Secondly, the fund structure itself may need to be replicated offshore, and the legal and tax leakage issues vary by market.
The structures employed by Australian funds - a managed investment trust onshore and a limited partnership offshore - are generally clear to investors and GPs alike, but there have been changes in recent years. Belgium and Luxembourg entities, once placed in between the Australian target and Cayman Islands parent entity, are no longer used after the authorities decreed there wasn't sufficient substance to quality for tax treaty benefits. Now the Cayman fund normally invests directly and if the ultimate LPs come from treaty jurisdictions, they don't pay tax on the proceeds from investments.
For lower mid-market firms there is another structure, the venture capital limited partnership (VCLP), which is exempt from domestic tax. This could minimize the cost of bringing in foreign LPs - and assuage their tax concerns - but investments must fall within certain criteria.
Korean and Japanese GPs also tend to use separate domestic and offshore structures, even though regulators have introduced measures that allow all investors to be pooled together. Once again, it comes down to giving foreign LPs certainty about tax treatment.
"If a Japanese GP is trying to raise money overseas it is important for the structure and domicile of the fund to be familiar to the target investors. Accordingly, a Japanese limited partnership might not be the best route," says Alex Last, a partner at Mourant Ozannes. "You want people to focus on your strategy and your team, and not the domicile of the fund vehicle."
The status quo for both markets remains a Cayman fund routed through operational entities in secondary jurisdictions that offer tax treaty benefits - typically Singapore or Malta for Korea, and Ireland or perhaps Hong Kong for Japan. It is not unusual for GPs to employ several offshore structures to accommodate different LPs, and this adds to the cost. If the PE firm in question doesn't have a solid base of fee-generating assets already under management, scraping together the resources can be challenging.
"Japanese GPshave relatively small teams, so the administration is difficult," says Kazushige Kobayashi, managing director at Capital Dynamics. "It is a big burden."
In for the long haul
However, the burden won't dwindle as long as a private equity firm has foreign investors on board. A stable of domestic LPs will likely have similar IR requirements and a GP might be able to do face-to-face meetings with all of them in the space of an afternoon. Dealing with investors scattered across the globe means understanding individual requirements, which may involve delivering documents under four different reporting standards and in 12 different formats.

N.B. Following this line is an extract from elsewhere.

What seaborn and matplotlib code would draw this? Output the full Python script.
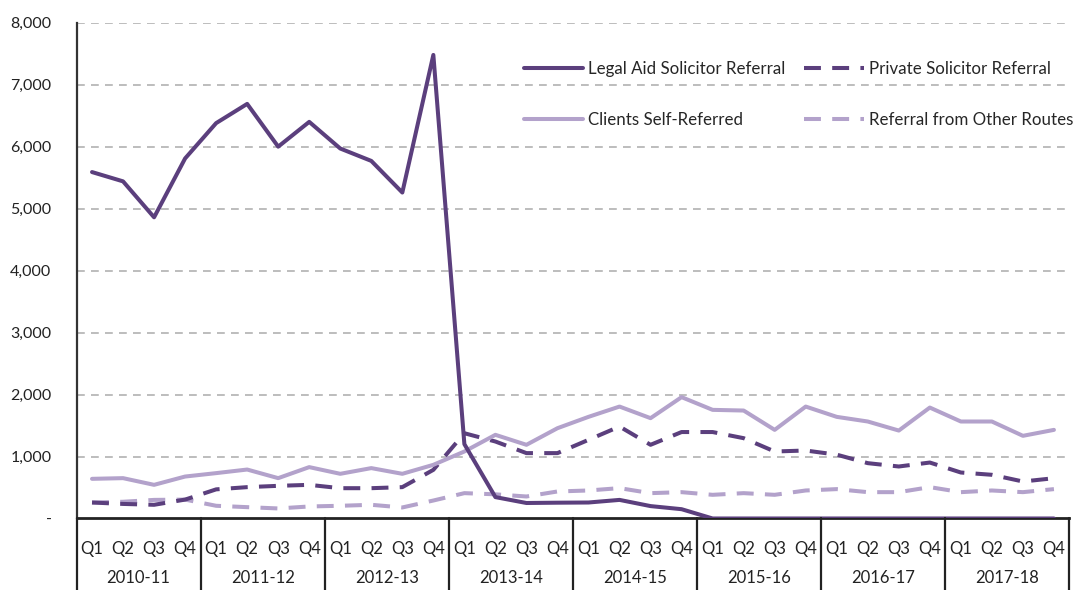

"Say you end up with 70 investors on the first close - each one is negotiated and each investor is represented by a different law firm," explains Paul Christopher, managing partner of MourantOzannes' Hong Kong office. "That's a significant amount of leg work."
He adds that some GPs are stepping up their expenditure, appointing advisory boards and international law firms that have credibility in the market. The initial outlay might dwarf previous budgets, but the pay-off could be significant - a 2% annual management fee on $100 million in commitments from overseas investors over a five-year investment period would easily outweigh additional fundraising costs incurred.
There is also the sense that failing to accommodate these LPs could see a PE franchise decay, as talented staff move on, portfolio companies struggle and funds underperform, leaving little hope of raising any new capital at all. "We want to have a more balanced investor base," says J-Star's Hara. "If something happens, then suddenly you might find capital is going away. Even though we are small and it's tedious and costly, we appreciate the difference it makes."